What are your relationships?
Are you in right relation?
Where is your water?
Know your garden.
It is time to speak your truth.
Create your community.
Be good to each other.
And do not look outside yourself for your leader.
Then he clasped his hands together, smiled, and said, “This could be a good time! There is a river flowing now very fast. It is so great and swift that there are those who will be afraid. They will try to hold on to the shore. They will feel they are being torn apart and will suffer greatly. Know the river has its destination. The elders say we must let go of the shore, push off into the middle of the river, keep our eyes open, and our heads above the water.
And I say, see who is in there with you and celebrate. At this time in history, we are to take nothing personally, least of all ourselves. For the moment that we do, our spiritual growth and journey come to a halt.

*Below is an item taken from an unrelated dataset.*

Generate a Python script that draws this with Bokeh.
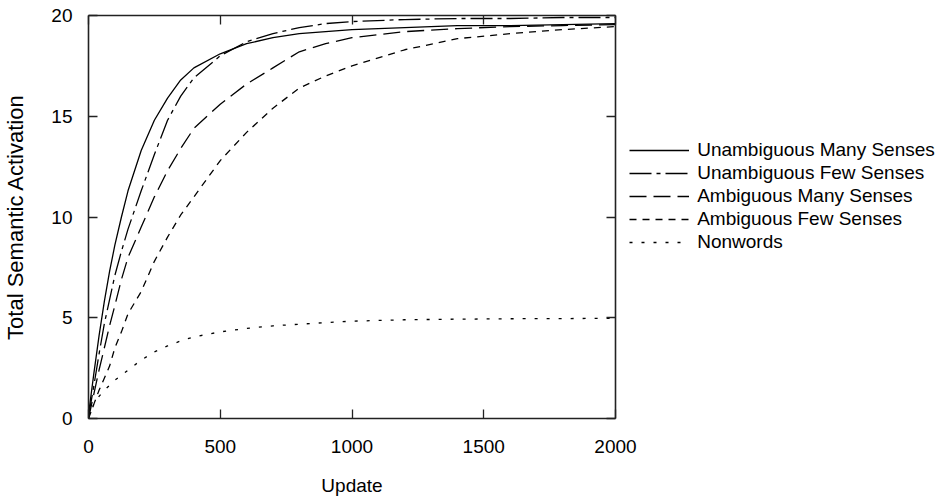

The time of the lone wolf is over. Gather yourselves! Banish the word ’struggle’ from your attitude and your vocabulary. All that we do now must be done in a sacred manner and in celebration.
We are the ones we’ve been waiting for.
--Hopi Elders' Prophecy, June 8, 2000
This is one of the key questions facing humanity: "but do we have enough wealth in what materializes well-being?" The past four weeks or so I have been recognizing something I'd missed but makes enormous sense. Originally I thought our work was just a matter of moving people from fight or flight to tend and befriend, and we would automatically start making the "right" types of decisions as communities. But on the heels of learning from Julia Kim about Gross National Happiness, I am sitting with the maxim "there is no mindset shift without a consciousness shift." Therefore all of us climate coaches and others who seek to make change will be needing to spend more time than even we had recognized previously concentrating our efforts and helping others to concentrate their efforts on the inner work necessary to shift consciousness and thus mindsets, which then result in changed governmental, health, social and economic structures.
You rightly point out, "We have enough jam and airborne carbon dioxide, but not enough culture, language, nature, and belonging." Richard Strozzi and others in the Somatics field talk about the three things each human needs, as a plant needs water, soil and sunlight in order to thrive, we each need safety, belonging and dignity so we may also thrive. In this Somatic framework, all our conditioned tendencies and adaptive traits come from our childhood seeking for maximum access to those three things if they are not found plentifully in our family and society of origin. Frankly, few children find abundance of those safety, belonging, and dignity in Western/"developed" families and societies. So we have a lot of self-healing and wholing work to do (some of which is outlined in Bill Plotkin's Wild Mind) so that we can restore our sense of abundance.
Once this work is completed, we realize that as adults we are still running those old scarcity programs, when actually our responsibility in becoming adults is to self-generate safety, belonging, and dignity -- to the point we have a surplus and begin giving it away. As a consciousness and thus mindset shift, this results in an incredibly attractive and dynamic leadership presence. Who doesn't want to be near someone who is giving away safety, belonging and dignity? Because we all still don't know how to do that for ourselves. But those leaders who have reached that point are living light-houses demonstrating it is both possible and simply healthy to become so embodied. And we can do that with simple practices (see all of Somatics).
Appreciating all you outline and reference, almost all of which is new to me, including Max-Neef . This shift is towards a true sense of wealth - the universe per folks like Duane Elgin and Brian Swimme is absolutely and fundamentally abundant with energy. The sun and the Earth provide all we could possibly need and completely unconditionally. Kate Raworth rightly points out in Doughut Economics that the way we have set up economic systems in the past is to create a sense of scarcity so that wealth moves towards those in power, we need to discontinue that model for obvious reasons at this point. And we can revise, 'un-disrupt,' decolonize our conditioning, and re-indigenize ourselves around what we consider "wealth" and what is possible in terms of how to be in the world by reading and listening to authors you've already discussed at length, including Melanie Goodchild, Arkan Lushwala, Robin Wall Kimmerer, Sherri Mitchell, Tyson Yunkaporta etc. And that process of healing and wholing leads to all you outline in your concluding paragraphs.